1. Why does setting the chipbreaker crazy close reduce tear-out? Deneb of Lie-Nielsen has a good theory. He thinks that a closely set breaker “fools” the wood into thinking that it is being planed by a high-angle plane. So a 45° plane with a 25° breaker suddenly acts like a 70° plane. This makes sense.
2. Do you need a tight mouth with a close-set breaker?
3. Do you need a high-angle plane with a close-set chipbreaker?
4. What effect does honing the breaker have? And what angle should you use?
So during the last week, here’s what I did. I worked with two smoothing planes. One with a 45° frog. One with a 55° frog. I honed the cutting edge the same and tapped the chipbreaker as close as I dared to the edge. I also did some work with a bevel-up jack plane honed at 50° so it had an effective cutting angle of 62°. All the planes had mouth apertures of 1/16”, which is pretty wide open.

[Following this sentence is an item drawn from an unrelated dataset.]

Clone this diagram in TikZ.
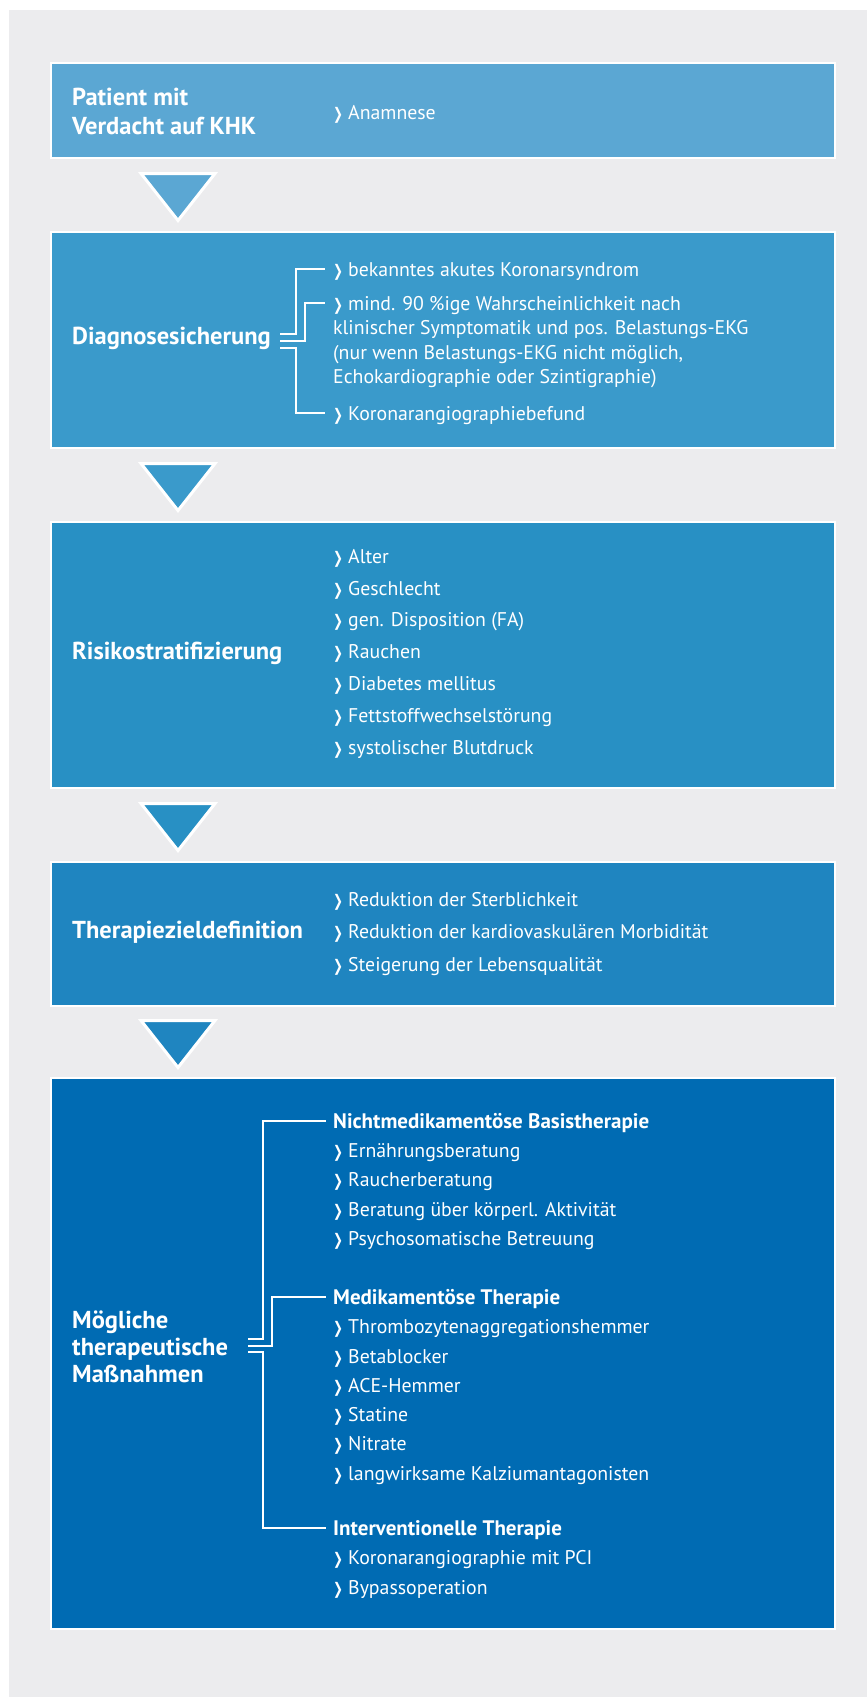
\documentclass[tikz,border=0pt]{standalone}
\usepackage{fontspec}
\setmainfont{PT Sans}
\newfontfamily\chevfont{DejaVu Sans}
\usepackage{graphicx}
\usepackage{tikz}
\usetikzlibrary{positioning,calc}

\definecolor{backgray}{HTML}{ECECEE}
\definecolor{stageA}{HTML}{5BA7D3}
\definecolor{stageB}{HTML}{3A9ACB}
\definecolor{stageC}{HTML}{2890C4}
\definecolor{stageD}{HTML}{1F85C0}
\definecolor{stageE}{HTML}{006BB3}

\newcommand{\itemmark}{\makebox[15pt][l]{\scalebox{0.74}[1]{\chevfont\bfseries\fontsize{16}{16}\selectfont ❯}}}

\tikzstyle{stage} = [rectangle, draw=white, line width=2pt, outer sep=0pt,
    inner sep=0pt, minimum width=784pt]
\tikzstyle{title} = [text=white, font=\bfseries\fontsize{24.5}{28.5}\selectfont,
    align=left, anchor=west, inner sep=0pt]
\tikzstyle{entry} = [text=white, font=\fontsize{19.8}{24.5}\selectfont,
    anchor=west, inner sep=0pt, text height=14pt, text depth=0pt]
\tikzstyle{entries} = [text=white, font=\fontsize{19.8}{29.3}\selectfont,
    align=left, anchor=north west, inner sep=0pt]
\tikzstyle{heading} = [entry, font=\bfseries\fontsize{21}{24.5}\selectfont]
\tikzstyle{pointer} = [draw=white, line width=3pt, line join=miter]
\tikzstyle{fork} = [draw=white, line width=2pt]

\begin{document}
\begin{tikzpicture}[node distance = 74pt, x=1pt, y=-1pt]
    \useasboundingbox (0,0) rectangle (867,1697);
    \fill[backgray] (9,10) rectangle (867,1697);
    % Place nodes
    \node [stage, fill=stageA, minimum height=95pt] (patient) at (443,110.5) {};
    \node [stage, fill=stageB, minimum height=216pt, below=of patient] (diag) {};
    \node [stage, fill=stageC, minimum height=266pt, below=of diag] (risk) {};
    \node [stage, fill=stageD, minimum height=144pt, below=of risk] (goal) {};
    \node [stage, fill=stageE, minimum height=551pt, below=72pt of goal] (measures) {};

    \node [title] (patienttitle) at ([xshift=21pt,yshift=-1pt]patient.west) {Patient mit\\Verdacht auf KHK};
    \node [entry] (anamnese) at ([xshift=282pt,yshift=-1.5pt]patient.west) {\itemmark Anamnese};

    \node [title] (diagtitle) at ([xshift=21pt,yshift=2pt]diag.west) {Diagnosesicherung};
    \node [entry] (acs) at ($(diag.north west)+(282,37)$) {\itemmark bekanntes akutes Koronarsyndrom};
    \node [entries, font=\fontsize{19.8}{24.5}\selectfont] (chance) at ($(diag.north west)+(282,64)$)
        {\itemmark mind. 90 \%ige Wahrscheinlichkeit nach\\klinischer Symptomatik und pos. Belastungs-EKG\\(nur wenn Belastungs-EKG nicht möglich,\\Echokardiographie oder Szintigraphie)};
    \node [entry] (angio) at ($(diag.south west)+(282,-35)$) {\itemmark Koronarangiographiebefund};

    \node [title] (risktitle) at ([xshift=21pt,yshift=2pt]risk.west) {Risikostratifizierung};
    \node [entries, font=\fontsize{19.8}{31.8}\selectfont] (riskfactors) at ($(risk.north west)+(282,27)$)
        {\itemmark Alter\\\itemmark Geschlecht\\\itemmark gen. Disposition (FA)\\\itemmark Rauchen\\
         \itemmark Diabetes mellitus\\\itemmark Fettstoffwechselstörung\\\itemmark systolischer Blutdruck};

    \node [title] (goaltitle) at ([xshift=21pt,yshift=2pt]goal.west) {Therapiezieldefinition};
    \node [entries, font=\fontsize{19.8}{32.5}\selectfont] (goals) at ($(goal.north west)+(282,30)$)
        {\itemmark Reduktion der Sterblichkeit\\\itemmark Reduktion der kardiovaskulären Morbidität\\
         \itemmark Steigerung der Lebensqualität};

    \node [title, font=\bfseries\fontsize{24.5}{27}\selectfont] (measurestitle) at ([xshift=21pt,yshift=7pt]measures.west)
        {Mögliche\\therapeutische\\Maßnahmen};
    \node [heading] (basic) at ($(measures.north west)+(282,43)$) {Nichtmedikamentöse Basistherapie};
    \node [entries, below=15.3pt of basic.south west, anchor=north west] (basiclist)
        {\itemmark Ernährungsberatung\\\itemmark Raucherberatung\\\itemmark Beratung über körperl. Aktivität\\
         \itemmark Psychosomatische Betreuung};
    \node [heading] (drugs) at ($(measures.north west)+(282,219)$) {Medikamentöse Therapie};
    \node [entries, below=15.3pt of drugs.south west, anchor=north west] (druglist)
        {\itemmark Thrombozytenaggregationshemmer\\\itemmark Betablocker\\\itemmark ACE-Hemmer\\
         \itemmark Statine\\\itemmark Nitrate\\\itemmark langwirksame Kalziumantagonisten};
    \node [heading] (interv) at ($(measures.north west)+(282,450)$) {Interventionelle Therapie};
    \node [entries, below=15.3pt of interv.south west, anchor=north west] (intervlist)
        {\itemmark Koronarangiographie mit PCI\\\itemmark Bypassoperation};

    \coordinate (diagfork) at ([xshift=229pt,yshift=-1pt]diag.west);
    \coordinate (measfork) at ([xshift=197pt,yshift=8pt]measures.west);

    % Draw edges
    \draw [pointer, fill=stageA] ($(patient.south west)+(90,15.5)$) -- ++(74,0) -- ++(-37,47) -- cycle;
    \draw [pointer, fill=stageB] ($(diag.south west)+(90,15.5)$) -- ++(74,0) -- ++(-37,47) -- cycle;
    \draw [pointer, fill=stageC] ($(risk.south west)+(90,15.5)$) -- ++(74,0) -- ++(-37,47) -- cycle;
    \draw [pointer, fill=stageD] ($(goal.south west)+(90,14.5)$) -- ++(74,0) -- ++(-37,47) -- cycle;

    \draw [fork] ([yshift=6.7pt]diagfork) -| ([xshift=-37pt]acs.west) -- ([xshift=-8pt]acs.west);
    \draw [fork] (diagfork) -| ([xshift=-28pt,yshift=-7pt]chance.north west) -- ([xshift=-8pt,yshift=-7pt]chance.north west);
    \draw [fork] ([yshift=-6.7pt]diagfork) -| ([xshift=-37pt]angio.west) -- ([xshift=-8pt]angio.west);

    \draw [fork] ([yshift=6.3pt]measfork) -| ([xshift=-70pt]basic.west) -- ([xshift=-7pt]basic.west);
    \draw [fork] (measfork) -| ([xshift=-61pt]drugs.west) -- ([xshift=-7pt]drugs.west);
    \draw [fork] ([yshift=-6.3pt]measfork) -| ([xshift=-70pt]interv.west) -- ([xshift=-7pt]interv.west);
\end{tikzpicture}
\end{document}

On the smoothing planes I honed a 50° angle on the chipbreakers. So if Deneb’s theory was correct, I actually had three different planes. One was cutting at 62°. One was at 95°. The third was at 105°.
Then Deneb, Dave Jeske of Blue Spruce Toolworks and I put the planes to use on a variety of woods. We tried reverse-grain cherry. It was no challenge for any of the planes. Then curly bird’s-eye maple, planed against the grain. Again, no problem. Ancient fossilized purpleheart. Nope. No difference. Then a board that we were told was unplanable: big furry, roey mahogany.
Again, all the planes handled the wood with no real problems.
Finally, I pulled a piece of wood out of the trash. It was cherry with a tight swirled knot in it. There was a crapload of grain reversal around the knot. Lots of quartersawn grain rippling across the face.
In other words, it was fit to be burned.
After dressing the wood with a toothing plane we put the 62° plane to it. It cleaned up all of the board except a narrow band of tearing along one of the quartersawn ripples. Then we took the 95° plane to it. No joy. But the 105° plane cleaned it up nicely. And it left a typical planed surface – it didn’t look like it had been scraped.
So perhaps Deneb has something. Or my 105° plane is haunted by a small dwarf or troll.